- **INSTRUCTION**
Can you set down, exactly as they appear below, the lines from the opening of the material through the one bearing "from matplotlib.ticker import", minus the pictures?

- **DATA EXTRACT**
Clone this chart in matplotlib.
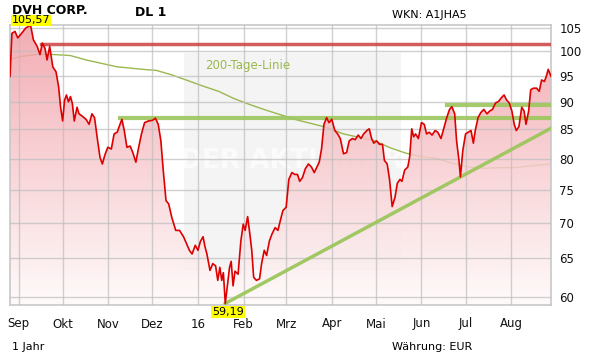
import datetime as dt
import numpy as np
import matplotlib
matplotlib.use("Agg")
import matplotlib.pyplot as plt
from matplotlib.ticker import FixedLocator, FixedFormatter, NullLocator

# days since 2015-09-01 and closing price (EUR)
days = [-5.8, -4.5, -2.4, -0.5, 2.1, 4.8, 8.2, 10.1, 12.7, 14.6, 16.2, 18.0, 19.4, 21.2,
        23.3, 25.5, 27.3, 28.6, 30.0, 31.3, 32.6, 34.0, 35.3, 36.6, 37.9, 39.8, 41.1,
        43.2, 45.9, 48.0, 49.9, 51.7, 53.8, 55.4, 57.0, 58.6, 60.7, 63.1, 65.0, 67.1,
        69.0, 70.3, 71.9, 73.7, 75.9, 77.7, 79.8, 81.7, 83.6, 85.7, 88.3, 91.0, 93.1,
        95.0, 96.8, 98.4, 100.3, 102.1, 104.2, 106.9, 109.5, 112.2, 114.3, 116.2, 118.0,
        120.2, 122.0, 123.6, 125.5, 126.8, 128.1, 130.2, 132.1, 134.0, 135.5, 136.9,
        138.2, 139.3, 140.6, 141.9, 143.5, 144.6, 145.9, 147.2, 149.3, 151.2, 152.8,
        154.1, 155.8, 157.3, 158.6, 159.9, 161.8, 163.9, 165.3, 167.1, 168.7, 170.6,
        172.4, 174.5, 176.4, 178.0, 179.8, 182.0, 183.8, 185.9, 187.8, 189.7, 191.2,
        193.1, 195.0, 197.1, 199.2, 201.1, 202.9, 204.5, 206.1, 207.7, 209.5, 211.1,
        213.0, 215.1, 217.0, 218.8, 221.0, 223.1, 224.9, 227.1, 228.9, 231.0, 232.9,
        234.7, 236.9, 238.5, 240.1, 241.6, 243.5, 245.4, 247.5, 248.8, 250.7, 252.3,
        254.1, 256.0, 257.6, 259.4, 260.7, 262.6, 264.7, 266.0, 267.4, 268.7, 270.0,
        271.9, 274.0, 275.9, 277.5, 279.3, 281.2, 283.3, 285.1, 287.3, 289.1, 291.2,
        293.1, 294.7, 296.6, 297.9, 299.5, 300.5, 302.1, 304.0, 305.8, 307.7, 309.3,
        310.6, 312.5, 314.3, 316.4, 318.6, 320.4, 322.3, 324.4, 326.5, 328.4, 330.2,
        331.8, 333.7, 335.5, 337.1, 338.5, 340.3, 342.2, 343.8, 345.1, 346.9, 348.3,
        350.1, 352.3, 354.1, 355.7, 357.6, 358.9, 360.2, 362.1]
price = [94.9, 103.8, 104.2, 102.8, 103.8, 104.9, 105.57, 102.4, 101.0, 99.3, 101.7, 100.6,
         98.2, 101.0, 96.8, 95.8, 92.8, 89.0, 86.5, 90.3, 91.3, 90.0, 91.0, 89.7, 86.5,
         89.0, 87.8, 87.4, 86.8, 85.9, 87.8, 87.1, 83.0, 80.2, 79.1, 80.5, 81.9, 81.6,
         84.2, 84.5, 85.9, 86.8, 84.8, 81.9, 82.1, 81.0, 79.4, 81.9, 84.2, 86.2, 86.5,
         86.6, 87.0, 85.9, 83.0, 78.1, 73.3, 72.8, 70.8, 68.9, 68.9, 68.0, 67.0, 66.1,
         65.6, 66.8, 66.1, 67.3, 68.0, 66.6, 65.6, 63.4, 64.3, 64.0, 62.1, 63.8, 62.1,
         63.1, 59.19, 61.2, 63.8, 64.6, 61.4, 63.3, 62.9, 67.4, 69.8, 68.9, 70.9, 68.4,
         66.1, 62.5, 62.1, 62.3, 64.3, 66.1, 65.4, 67.4, 68.4, 69.3, 68.9, 70.3, 71.8,
         72.3, 76.6, 77.7, 77.4, 77.4, 76.3, 76.9, 78.3, 79.1, 78.6, 77.7, 78.6, 79.4,
         81.7, 85.9, 87.1, 86.2, 86.8, 84.8, 84.2, 83.4, 80.8, 81.0, 83.0, 83.4, 83.2,
         84.0, 83.4, 84.2, 84.8, 85.1, 83.4, 82.6, 83.0, 82.4, 82.4, 79.7, 79.1, 76.6,
         72.4, 73.8, 76.0, 76.6, 76.3, 78.1, 78.6, 80.3, 85.1, 83.7, 84.2, 83.4, 86.2,
         85.9, 84.2, 84.5, 84.0, 84.8, 84.5, 83.4, 85.1, 87.1, 88.6, 89.1, 87.8, 83.0,
         79.7, 77.0, 81.3, 84.2, 84.5, 84.8, 82.6, 84.8, 87.1, 88.0, 88.6, 87.8, 88.3,
         88.6, 89.8, 90.1, 90.8, 91.3, 90.4, 89.8, 88.3, 85.9, 84.8, 85.5, 89.0, 88.3,
         85.9, 88.3, 92.3, 92.6, 92.6, 92.0, 94.2, 93.9, 94.9, 96.3, 94.9]

# 200-day moving average
ma_days = [-5.8, 3.4, 14.1, 24.7, 35.3, 45.9, 56.5, 67.1, 77.7, 88.3, 93.6, 104.2, 114.9,
           125.5, 136.1, 146.7, 157.3, 167.9, 178.5, 189.1, 199.7, 210.3, 221.0, 231.6,
           242.2, 252.8, 263.4, 274.0, 284.6, 295.2, 305.8, 316.4, 327.1, 337.7, 348.3, 362.1]
ma200 = [98.4, 99.0, 99.4, 99.3, 99.1, 98.2, 97.5, 96.8, 96.5, 96.2, 96.1, 95.2, 94.1,
         93.0, 92.0, 90.6, 89.5, 88.5, 87.6, 86.7, 86.0, 85.3, 84.2, 83.6, 83.0, 81.8,
         80.9, 80.3, 80.0, 79.2, 78.6, 78.4, 78.5, 78.5, 78.8, 79.1]

# drawn levels: (start day, price)
red_level = (15.6, 101.6)
green_levels = [(69.0, 87.0), (291.5, 89.4)]
trend_days = [140.6, 362.1]
trend_price = [59.19, 85.2]

month_labels = ["Sep", "Okt", "Nov", "Dez", "16", "Feb", "Mrz", "Apr", "Mai", "Jun", "Jul", "Aug"]
y_ticks = [60, 65, 70, 75, 80, 85, 90, 95, 100, 105]

W, H = 611, 364
fig = plt.figure(figsize=(W / 100, H / 100), dpi=100)
ax = fig.add_axes([10 / W, 59 / H, 541 / W, 280 / H])
ax.set_yscale("log")
x0, x1 = -5.8, 362.1
y0, y1 = 59.0, 105.6

# grey watermark panel
ax.add_patch(plt.Rectangle((0.321, 0.125), 0.402, 0.775, transform=ax.transAxes,
                           facecolor="#f4f4f4", edgecolor="none", zorder=0))
ax.text(0.52, 0.515, "DER AKTIONÄR", transform=ax.transAxes, ha="center", va="center",
        fontsize=19, fontweight="bold", color="white", alpha=0.7, zorder=0.5)

# 200 day line below the fill
ax.plot(ma_days, ma200, color="#9ab84e", lw=1, zorder=1)

# gradient fill under price
poly = ax.fill_between(days, price, 50, color="none", lw=0)
grad = np.linspace(0, 1, 256)[:, None]
top = np.array([241, 158, 166]) / 255
bot = np.array([255, 250, 250]) / 255
rgb = top[None, None, :] * (1 - grad[:, :, None]) + bot[None, None, :] * grad[:, :, None]
img = ax.imshow(rgb, extent=[0, 1, 0, 1], transform=ax.transAxes, aspect="auto",
                zorder=2, alpha=0.85)
img.set_clip_path(poly.get_paths()[0], transform=ax.transData)

for t in y_ticks:
    ax.axhline(t, color="#bdbdbd", lw=1, alpha=0.7, zorder=3)

month_pos = []
for i in range(12):
    m = (8 + i) % 12 + 1
    yr = 2015 if i < 4 else 2016
    month_pos.append((dt.date(yr, m, 1) - dt.date(2015, 9, 1)).days)
for p in month_pos:
    ax.axvline(p, color="#bdbdbd", lw=1, alpha=0.7, zorder=3)

# levels and trend
ax.plot([red_level[0], x1], [red_level[1]] * 2, color="#cc4040", lw=2.5, alpha=0.85, zorder=4)
for d, lv in green_levels:
    ax.plot([d, x1], [lv, lv], color="#9cc65c", lw=3, alpha=0.9, zorder=4)
ax.plot(trend_days, trend_price, color="#9cc65c", lw=2.5, alpha=0.95, zorder=4)

ax.plot(days, price, color="#dd0000", lw=1.2, zorder=5)

ax.set_xlim(x0, x1)
ax.set_ylim(y0, y1)

ax.yaxis.set_major_locator(FixedLocator(y_ticks))
ax.yaxis.set_major_formatter(FixedFormatter([str(t) for t in y_ticks]))
ax.yaxis.set_minor_locator(NullLocator())
ax.yaxis.tick_right()
ax.tick_params(axis="y", length=0, pad=6, labelsize=8.5, colors="#111111")
ax.set_xticks(month_pos)
ax.set_xticklabels(month_labels)
ax.tick_params(axis="x", length=0, pad=9, labelsize=8.5, colors="#111111")
for s in ax.spines.values():
    s.set_color("#c8c8c8")
    s.set_linewidth(1.2)

ax.text(0.36, 0.857, "200-Tage-Linie", transform=ax.transAxes, fontsize=8.5,
        color="#9ab84e", va="center", zorder=6)


def fx(x):
    return x / W


def fy(y):
    return 1 - y / H


fig.text(fx(12), fy(10), "DVH CORP.", fontsize=9, fontweight="bold", va="center")
fig.text(fx(135), fy(12), "DL 1", fontsize=9, fontweight="bold", va="center")
fig.text(fx(392), fy(15), "WKN: A1JHA5", fontsize=8, va="center")
fig.text(fx(12), fy(347), "1 Jahr", fontsize=8, va="center")
fig.text(fx(392), fy(347), "Währung: EUR", fontsize=8, va="center")

fig.text(fx(12), fy(20.5), "105,57", fontsize=8, va="center", zorder=10,
         bbox=dict(facecolor="#ffff00", edgecolor="none", pad=0.6))
fig.text(fx(212), fy(312), "59,19", fontsize=8, va="center", zorder=10,
         bbox=dict(facecolor="#ffff00", edgecolor="none", pad=0.6))

fig.savefig("out.png", dpi=100)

- **RESPONSE TO THE EXERCISE**
Clone this chart in matplotlib.
import datetime as dt
import numpy as np
import matplotlib
matplotlib.use("Agg")
import matplotlib.pyplot as plt
from matplotlib.ticker import FixedLocator, FixedFormatter, NullLocator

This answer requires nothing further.